Could you shed light on the intuition behind tuning these values?

tesslerc commented 4 weeks ago

It depends what you're trying to solve. The LLC policy in CALM (and also ASE) is typically trained without a task reward. The task is an environment-given reward, for example a reward for following a provided path.

As you can see here: https://github.com/NVlabs/CALM/blob/4f6bdb9d6536d3075b83bcfc8e066c331700faa0/calm/data/cfg/train/rlg/calm_humanoid.yaml#L115 the default parameters for CALM only use the conditional discriminator reward.

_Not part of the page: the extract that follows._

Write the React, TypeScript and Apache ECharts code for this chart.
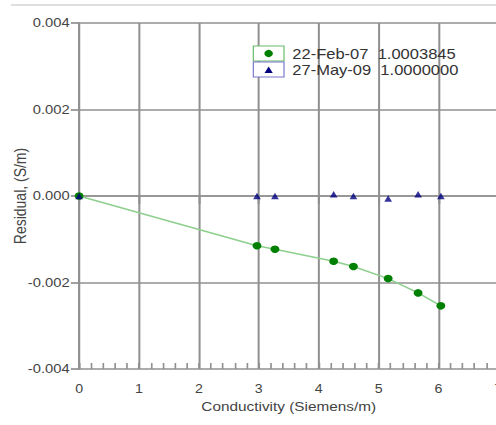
import React, { useEffect, useRef } from "react";
import * as echarts from "echarts";

const xTicks = [0, 1, 2, 3, 4, 5, 6, 7];
const yTicks = [-0.004, -0.002, 0, 0.002, 0.004];
const febX = [0, 2.97, 3.27, 4.25, 4.58, 5.16, 5.66, 6.04];
const febY = [0, -0.00115, -0.00123, -0.00151, -0.00163, -0.00191, -0.00224, -0.00254];
const mayX = [0, 2.97, 3.27, 4.25, 4.58, 5.16, 5.66, 6.04];
const mayY = [0, 0, 0, 0.00004, 0, -0.00006, 0.00004, 0];
const legendDates = ["22-Feb-07", "27-May-09"];
const legendValues = ["1.0003845", "1.0000000"];
const xTitle = "Conductivity (Siemens/m)";
const yTitle = "Residual, (S/m)";

const SX = 496 / 420;
const W = 420;
const H = 425;
const FONT = "'Liberation Sans', Arial, Helvetica, sans-serif";
const GRID = "#909090";

export default function App() {
  const ref = useRef<HTMLDivElement>(null);
  useEffect(() => {
    document.body.style.margin = "0";
    document.body.style.overflow = "hidden";
    const chart = echarts.init(ref.current!, null, { renderer: "svg", width: W, height: H });
    chart.setOption({
      animation: false,
      textStyle: { fontFamily: FONT },
      grid: { left: 67, right: -2, top: 23, bottom: 56, outerBoundsMode: "none", containLabel: false },
      xAxis: [
        {
          type: "value",
          min: xTicks[0],
          max: xTicks[xTicks.length - 1],
          interval: 1,
          position: "bottom",
          name: xTitle,
          nameLocation: "middle",
          nameGap: 27,
          nameTextStyle: { fontSize: 13, color: "#444", fontFamily: FONT },
          axisLine: { show: true, lineStyle: { color: GRID, width: 1.7 } },
          axisTick: { show: true, inside: false, length: 8, lineStyle: { color: GRID, width: 1.7 } },
          axisLabel: { margin: 14, fontSize: 12, color: "#444", fontFamily: FONT, showMaxLabel: true },
          splitLine: { show: true, lineStyle: { color: GRID, width: 1.7 } },
        },
        {
          type: "value",
          min: 0,
          max: xTicks[xTicks.length - 1],
          interval: 0.2,
          position: "bottom",
          axisLine: { show: false },
          axisTick: { show: true, inside: true, length: 6, lineStyle: { color: GRID, width: 1.4 } },
          axisLabel: { show: false },
          splitLine: { show: false },
        },
      ],
      yAxis: {
        type: "value",
        min: yTicks[0],
        max: yTicks[yTicks.length - 1],
        interval: 0.002,
        name: yTitle,
        nameLocation: "middle",
        nameGap: 43,
        nameMoveOverlap: false,
        nameTextStyle: { fontSize: 14, color: "#444", fontFamily: FONT },
        axisLine: { show: true, lineStyle: { color: GRID, width: 1.7 } },
        axisTick: { show: true, inside: false, length: 7, lineStyle: { color: GRID, width: 1.7 } },
        axisLabel: {
          margin: 8,
          fontSize: 12.5,
          color: "#444",
          fontFamily: FONT,
          formatter: (v: number) => v.toFixed(3),
        },
        splitLine: { show: true, lineStyle: { color: GRID, width: 1.7 } },
      },
      series: [
        {
          name: legendDates[0],
          type: "line",
          data: febX.map((x, i) => [x, febY[i]]),
          symbol: "circle",
          symbolSize: 7.5,
          itemStyle: { color: "#008000" },
          lineStyle: { color: "#8fd08f", width: 1.5 },
          z: 3,
        },
        {
          name: legendDates[1],
          type: "scatter",
          data: mayX.map((x, i) => [x, mayY[i]]),
          symbol: "triangle",
          symbolSize: 6.5,
          itemStyle: { color: "#000080" },
          z: 4,
        },
      ],
      graphic: [
        {
          type: "line",
          shape: { x1: 9.3, y1: 5, x2: W, y2: 5 },
          style: { stroke: "#dedede", lineWidth: 2 },
        },
        {
          type: "rect",
          shape: { x: 214.5, y: 46, width: 26, height: 15 },
          style: { fill: "#fff", stroke: "#66bb66", lineWidth: 1 },
          z: 10,
        },
        {
          type: "circle",
          shape: { cx: 227.5, cy: 53.5, r: 3.6 },
          style: { fill: "#008000" },
          z: 11,
        },
        {
          type: "rect",
          shape: { x: 214.5, y: 62, width: 26, height: 15 },
          style: { fill: "#fff", stroke: "#7777cc", lineWidth: 1 },
          z: 10,
        },
        {
          type: "polygon",
          shape: { points: [[227.5, 66.5], [224, 73], [231, 73]] },
          style: { fill: "#000080" },
          z: 11,
        },
        {
          type: "text",
          x: 247.5,
          y: 53.5,
          style: {
            text: legendDates[0] + "\u00a0\u00a0" + legendValues[0],
            font: `14px ${FONT}`,
            fill: "#333",
            textVerticalAlign: "middle",
          },
          z: 11,
        },
        {
          type: "text",
          x: 247.5,
          y: 70,
          style: {
            text: legendDates[1] + "\u00a0\u00a0" + legendValues[1],
            font: `14px ${FONT}`,
            fill: "#333",
            textVerticalAlign: "middle",
          },
          z: 11,
        },
      ],
    });
    return () => chart.dispose();
  }, []);
  return (
    <div
      ref={ref}
      style={{
        position: "absolute",
        left: 0,
        top: 0,
        width: W,
        height: H,
        transform: `scaleX(${SX})`,
        transformOrigin: "0 0",
        background: "#fff",
      }}
    />
  );
}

From my experience combining the conditional and unconditional discriminator doesn't always work well. The unconditional discriminator attempts to push the controller towards the "average" data distribution, whereas the conditional one pushes it to match the state distribution for the current conditioned motions. The two may be combined in a smart way, by providing discriminative rewards in the transition periods between motions, but we have not attempted this and it is mostly speculation.

VineetTambe commented 3 weeks ago

Thanks for the insight. I am now able to get a episode length of about 250-280 when training with my custom xml. But weirdly enough the policy learns to walk on it's toes instead of having it's foot flat. At first I thought this might be due to some inaccuracies in the reference data and I regenerated the reference trajectories by updating the root_height_offset in the retargetting script. However, changing that does not seem to have any effect on the behavior.

Do you have any clue as to why this might be happening? Is there a hard coded reference height somewhere in the code base?

Edit: Playing around env params rootHeightObs and refined the data to ensure that the reference has a flat foot - however I still see that training results in the robot learning to walk on it's toes.

tesslerc commented 1 week ago

I don't recall any offsets for the reference motions. For example, when training on the sword and shield dataset the character does not learn to tip-toe.

VineetTambe commented 6 days ago

Yes, maybe it's an issue with the way I have configured my xml - Could you point me where is the actual "discriminator loss" being calculated - a workaround which I would like to try is to remove the motion matching loss with respect to the ankle joints and the foot I hope doing so might mitigate the peculiar "tip-toe" behaviour.